Defensively, gameplay in The Show is quite standard. Players throw and run well enough, with the individual skills a part of how well they do on the field. For instance, when a ball is coming in from a pop fly, a baseball appears under the spot where the ball will hit. That ball's size is dependent entirely on how well your player rates defensively, so a great player has an easier time tracking the ball while another might lose it. Players move around pretty quickly in the field, but the biggest problem is in the A.I.'s ability to play the field. For some reason, players are just confused at times and let the ball bounce right past them in the outfield. However, to worsen matters, they just stand there as another player will move all the way across the field to get to the ball. This leads to a lot of inside-the-park homeruns, along with doubles and triples that should never have been. It is not something that happens that often, but it does happen enough to be noticeable, and it takes away from the otherwise-great playing experience.

Offensively, the pitching works well. Each pitcher has several pitches, which gives them a chance to mix it up a bit. You choose where the ball will break using the left thumbstick, and then a power meter decides how accurate and hard the ball will come in. The thumbstick has always been irritating, mainly because of its odd placement, but in The Show, it grows increasingly more frustrating as you play. If you become fatigued from playing an intense game, you will become more irritated with each pitch as you struggle to place it exactly where you want. Aside from that, the interface does work well, and the downfall is more a problem with the system than the game. Hitters are given the chance to guess a pitch, something which is much easier with some pitchers. This adds another level to the hitting, as the guessing can be a fun way of reading tendencies, putting more depth into the overall game.

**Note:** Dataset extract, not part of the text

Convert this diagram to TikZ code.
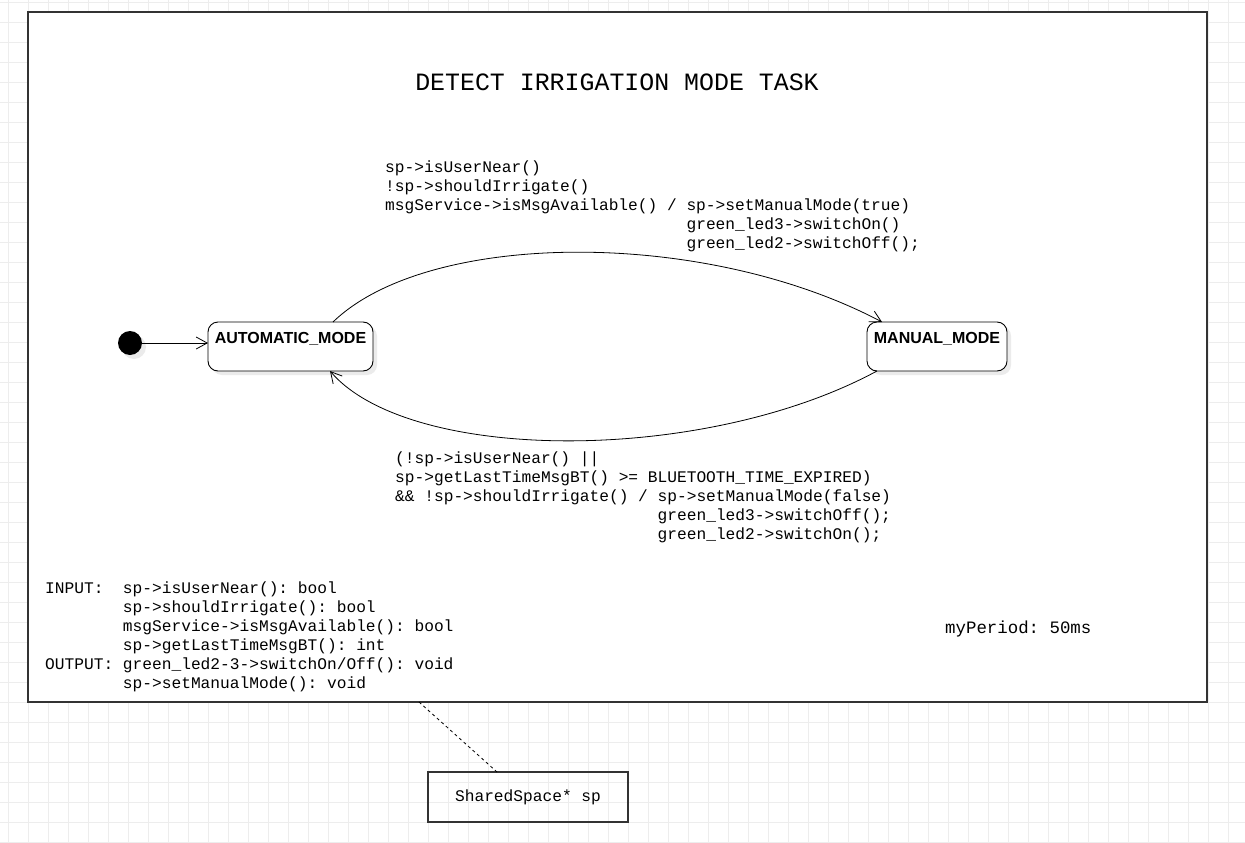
\documentclass[tikz,border=0pt]{standalone}
\usepackage{fontspec}
\setmainfont{Liberation Sans}
\setsansfont{Liberation Sans}
\setmonofont{Liberation Mono}
\usetikzlibrary{arrows.meta,positioning,shadows}

\definecolor{gridgray}{HTML}{EDEDED}
\definecolor{framegray}{HTML}{333333}
\definecolor{shadowgray}{HTML}{EBEBEB}

\tikzset{
	gridline/.style={draw=gridgray, line width=0.7pt},
	taskframe/.style={draw=framegray, fill=white, line width=1.4pt, inner sep=0pt, outer sep=0pt},
	state/.style={draw, fill=white, rounded corners=10pt, line width=0.9pt, inner xsep=0pt, inner ysep=10pt, outer sep=0pt, text height=11.5pt, text depth=17.5pt, font=\sffamily\bfseries\fontsize{16}{19}\selectfont, drop shadow={shadow xshift=4pt, shadow yshift=-4pt, fill=shadowgray, opacity=1}},
	initstate/.style={circle, fill=black, minimum size=24pt, inner sep=0pt, outer sep=0pt, drop shadow={shadow xshift=4pt, shadow yshift=-4pt, fill=shadowgray, opacity=1}},
	trans/.style={draw, line width=0.8pt, -{Straight Barb[length=11pt,width=12pt]}},
	code/.style={font=\ttfamily\fontsize{16.2}{19}\selectfont\frenchspacing, align=left, inner sep=0pt, anchor=north west},
	classbox/.style={draw=framegray, line width=1.3pt, minimum width=200pt, minimum height=50pt, inner sep=0pt, outer sep=0pt, font=\ttfamily\fontsize{16.2}{19}\selectfont},
	link/.style={draw, line width=0.8pt, dash pattern=on 3pt off 3pt}
}

\begin{document}
\begin{tikzpicture}[x=1pt,y=-1pt]
	\useasboundingbox (0,0) rectangle (1245,843);
	
	% background grid
	\foreach \gx in {8,28,...,1245} \draw[gridline] (\gx,0) -- (\gx,843);
	\foreach \gy in {2,22,...,843} \draw[gridline] (0,\gy) -- (1245,\gy);
	
	\node[taskframe, minimum width=1179pt, minimum height=690pt] (task) at (617.5,357) {};
	\node[font=\ttfamily\fontsize{24.9}{30}\selectfont] (title) at (617,82) {DETECT IRRIGATION MODE TASK};
	
	\node[state, minimum width=165pt] (auto) at (290.5,346.5) {AUTOMATIC\_MODE};
	\node[state, minimum width=140pt, right=494pt of auto] (manual) {MANUAL\_MODE};
	\node[initstate] (start) at (130,343) {};
	
	\draw[trans] (start) -- (start -| auto.west);
	\draw[trans] ([xshift=42.5pt]auto.north) .. controls +(95,-92) and +(-178,-94) .. ([xshift=-55pt]manual.north);
	\draw[trans] ([xshift=-60pt]manual.south) .. controls +(-172,93) and +(80,93) .. ([xshift=39.5pt]auto.south);
	
	\node[code] (toManual) at (385,160.5) {sp->isUserNear()\\
		!sp->shouldIrrigate()\\
		msgService->isMsgAvailable() / sp->setManualMode(true)\\
		\phantom{msgService->isMsgAvailable() / }green\_led3->switchOn()\\
		\phantom{msgService->isMsgAvailable() / }green\_led2->switchOff();};
	
	\node[code] (toAuto) at (395,451.5) {(!sp->isUserNear() ||\\
		sp->getLastTimeMsgBT() >= BLUETOOTH\_TIME\_EXPIRED)\\
		\&\& !sp->shouldIrrigate() / sp->setManualMode(false)\\
		\phantom{\&\& !sp->shouldIrrigate() / }green\_led3->switchOff();\\
		\phantom{\&\& !sp->shouldIrrigate() / }green\_led2->switchOn();};
	
	\node[code] (io) at (45,581.5) {\rlap{INPUT:}\phantom{OUTPUT: }sp->isUserNear(): bool\\
		\phantom{OUTPUT: }sp->shouldIrrigate(): bool\\
		\phantom{OUTPUT: }msgService->isMsgAvailable(): bool\\
		\phantom{OUTPUT: }sp->getLastTimeMsgBT(): int\\
		OUTPUT: green\_led2-3->switchOn/Off(): void\\
		\phantom{OUTPUT: }sp->setManualMode(): void};
	
	\node[code, anchor=west, font=\ttfamily\fontsize{17.4}{21}\selectfont] (period) at (945,629) {myPeriod: 50ms};
	
	\node[classbox] (shared) at (528,797) {SharedSpace* sp};
	\draw[link] ([xshift=-198.5pt]task.south) -- ([xshift=-31pt]shared.north);
	
\end{tikzpicture}
\end{document}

The graphics are one of the few ambiguous spots. Up close, the players look realistic and move like you would expect, although the facial areas remain a little generic. Some odd graphical problems can be seen, such as the helmets looking washed out with colors that do not fit in. It's only a minor distraction, though, because everything else looks and works so well. Each major league field is digitally represented, along with a host of spring training AA and AAA diamonds. All major league fields look fairly good and are decent representations of their real-life counterparts, although the made-up fields are also fairly fun. One in spring training even features a moving carnival wheel, which is just a great touch. On the field, the players look sort of strange, with the camera pulling out to reveal somewhat-pixelated players. It is not necessarily bad though, as they still move realistically and look great for a handheld system.

 

Equally great is the sound, featuring the now-standard streaming songs during menu systems, just like any console title. The only problem there is that because of the size of the game disc, I imagine, there seems to be a lot of songs that play repeatedly. The field sounds great, with the commentary being truly dynamic. When a handheld console's voiceover and commentary are more interesting than some home consoles', you know that the developers have accomplished something great. Fans cheer as the commentators spew facts, and all of this combines to bring you even further into the game.

The pine smells great as it cracks across the ball in MLB 06: The Show for the PSP. Crafting one of the best versions of their game in years, 989 Sports also succeeds in crafting one of the best games currently on the market. If you are a baseball fan or just want to try out a sports game on the PSP, The Show is one of the first great sports games for the system.